Seinen Ausspruch, dass Assimilierung ein Verbrechen gegen die Menschlichkeit sei, hat der türkische Ministerpräsident Recep Tayyip Erdogan nochmals wiederholt. Der Aufschrei quer durch alle Parteien, den er damit bereits bei seiner Rede am Sonntag in Köln ausgelöst hat, ist sehr groß. Sicher lässt sich jetzt noch an dieser Stelle weiter Öl ins Feuer gießen.
Es wäre aber auch durchaus angemessen, sich eine neue Stelle zu suchen und dort ein wenig Salz in Wunden zu streuen. Schauen wir also deshalb lieber nicht nach Deutschland, sondern Richtung Türkei und versuchen, Erdogan mit seinem eigenen Massstab zu messen.

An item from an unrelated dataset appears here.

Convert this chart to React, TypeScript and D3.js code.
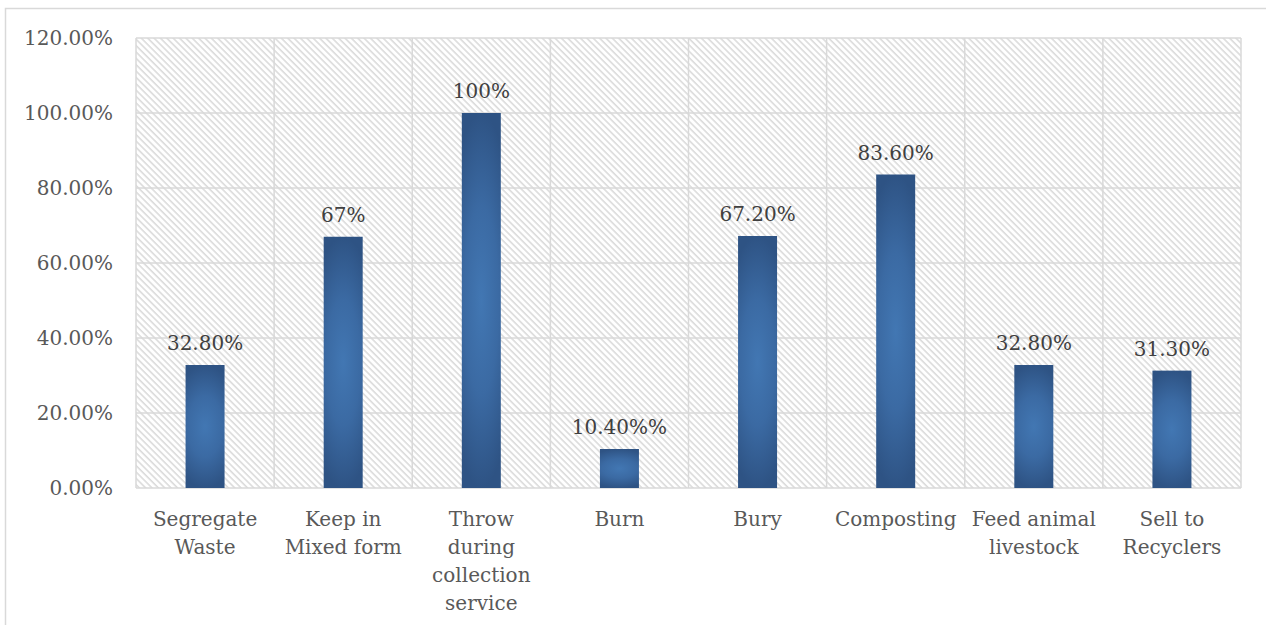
import React, { useEffect, useRef } from "react";
import * as d3 from "d3";

const categories: string[][] = [
  ["Segregate", "Waste"],
  ["Keep in", "Mixed form"],
  ["Throw", "during", "collection", "service"],
  ["Burn"],
  ["Bury"],
  ["Composting"],
  ["Feed animal", "livestock"],
  ["Sell to", "Recyclers"],
];
const values: number[] = [32.8, 67, 100, 10.4, 67.2, 83.6, 32.8, 31.3];
const valueLabels: string[] = ["32.80%", "67%", "100%", "10.40%%", "67.20%", "83.60%", "32.80%", "31.30%"];
const yTicks: number[] = [0, 20, 40, 60, 80, 100, 120];

const W = 1266;
const H = 625;
const FONT = "'DejaVu Serif', serif";

export default function App() {
  const ref = useRef<SVGSVGElement | null>(null);

  useEffect(() => {
    const svg = d3.select(ref.current);
    svg.selectAll("*").remove();

    const left = 136, right = 1241, top = 38, bottom = 488;
    const x = d3.scaleBand<number>().domain(d3.range(categories.length)).range([left, right]).paddingInner(0).paddingOuter(0);
    const y = d3.scaleLinear().domain([0, 120]).range([bottom, top]);
    const barW = 39;

    const defs = svg.append("defs");
    const pat = defs.append("pattern")
      .attr("id", "hatch")
      .attr("patternUnits", "userSpaceOnUse")
      .attr("width", 4.5)
      .attr("height", 4.5)
      .attr("patternTransform", "rotate(-45)");
    pat.append("rect").attr("width", 4.5).attr("height", 4.5).attr("fill", "#ffffff");
    pat.append("line").attr("x1", 1).attr("y1", 0).attr("x2", 1).attr("y2", 4.5)
      .attr("stroke", "#d9d9d9").attr("stroke-width", 1.5);

    // bar fill: light centre fading to dark, mostly toward top and bottom
    const grad = defs.append("radialGradient")
      .attr("id", "barGrad")
      .attr("cx", 0.5).attr("cy", 0.5).attr("r", 0.5)
      .attr("gradientTransform", "translate(0.5,0.5) scale(1.8,1) translate(-0.5,-0.5)");
    grad.append("stop").attr("offset", "0%").attr("stop-color", "#4277b3");
    grad.append("stop").attr("offset", "50%").attr("stop-color", "#3b6aa3");
    grad.append("stop").attr("offset", "100%").attr("stop-color", "#2e5384");

    // outer chart frame
    svg.append("rect")
      .attr("x", 5.5).attr("y", 8.5).attr("width", 1280).attr("height", 640)
      .attr("fill", "#ffffff").attr("stroke", "#d9d9d9").attr("stroke-width", 1.5);

    // plot area with diagonal hatch
    svg.append("rect")
      .attr("x", left).attr("y", top).attr("width", right - left).attr("height", bottom - top)
      .attr("fill", "url(#hatch)");

    const grid = svg.append("g").attr("stroke", "#d9d9d9").attr("stroke-width", 1.5);
    yTicks.forEach((t) => {
      grid.append("line").attr("x1", left).attr("x2", right).attr("y1", y(t)).attr("y2", y(t));
    });
    const bounds = [...x.domain().map((i) => x(i) as number), right];
    bounds.forEach((bx) => {
      grid.append("line").attr("x1", bx).attr("x2", bx).attr("y1", top).attr("y2", bottom);
    });

    // y tick labels
    svg.append("g").selectAll("text").data(yTicks).join("text")
      .attr("x", 113).attr("y", (d) => y(d))
      .attr("dy", "0.35em")
      .attr("text-anchor", "end")
      .attr("font-family", FONT).attr("font-size", 20).attr("fill", "#595959")
      .text((d) => d3.format(".2f")(d) + "%");

    // bars
    svg.append("g").selectAll("rect").data(values).join("rect")
      .attr("x", (_, i) => (x(i) as number) + x.bandwidth() / 2 - barW / 2)
      .attr("y", (d) => y(d))
      .attr("width", barW)
      .attr("height", (d) => bottom - y(d))
      .attr("fill", "url(#barGrad)");

    // value labels
    svg.append("g").selectAll("text").data(values).join("text")
      .attr("x", (_, i) => (x(i) as number) + x.bandwidth() / 2)
      .attr("y", (d) => y(d) - 15)
      .attr("text-anchor", "middle")
      .attr("font-family", FONT).attr("font-size", 20).attr("fill", "#404040")
      .text((_, i) => valueLabels[i]);

    // category labels
    const cat = svg.append("g");
    categories.forEach((lines, i) => {
      const cx = (x(i) as number) + x.bandwidth() / 2;
      const t = cat.append("text")
        .attr("x", cx)
        .attr("y", 526)
        .attr("text-anchor", "middle")
        .attr("font-family", FONT).attr("font-size", 20).attr("fill", "#595959");
      lines.forEach((ln, j) => {
        t.append("tspan")
          .attr("x", cx)
          .attr("y", 526 + j * 28)
          .text(ln);
      });
    });
  }, []);

  return (
    <svg
      ref={ref}
      width={W}
      height={H}
      style={{ position: "absolute", left: 0, top: 0, display: "block" }}
    />
  );
}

Bis weit in die 90er Jahre des vergangen Jahrhunderts wurde dort gegenüber den Kurden eine extrem Politik der totale Assimilierung verfolgt. Das Unterrichten, ja sogar das Sprechen der Kurdischen Sprache in der Öffentlichkeit war verboten. Mit brutalster militärischer Gewalt wurden Kurden verfolgt und bekämpft.
Auch wenn die offensichtlichsten Formen der Unterdrückung nachgelassen haben, so kann dennoch nicht davon geredet werden, dass die Türkei nicht weiterhin bestrebt ist, die Kurden zu assimilieren. Das was Erdogan fordert, sieht also von diesem Standpunkt aus zumindest scheinheilig aus.
Vielleicht ist es zu gewagt, aber: die Aussage von Erdogan könnte in Richtung der Kemalisten gemünzt sein. Streng genommen ist der Kemalismus eine Assimilierung. Eine Abkehr der Türkei von ihren islamischen Wurzeln und ein Anbiederung an den Westen.
Damit ist die Aussage von Erdogan in Deutschland zwar ein Ärgernis, in der Türkei aber sollte sie die Menschen wachrütteln und sie genau darauf schauen lassen, welchen politischen Kurs der türkische Ministerpräsident wirklich verfolgt. Die Aufhebung des Kopftuchverbotes ist dann vielleicht nur ein Anfang.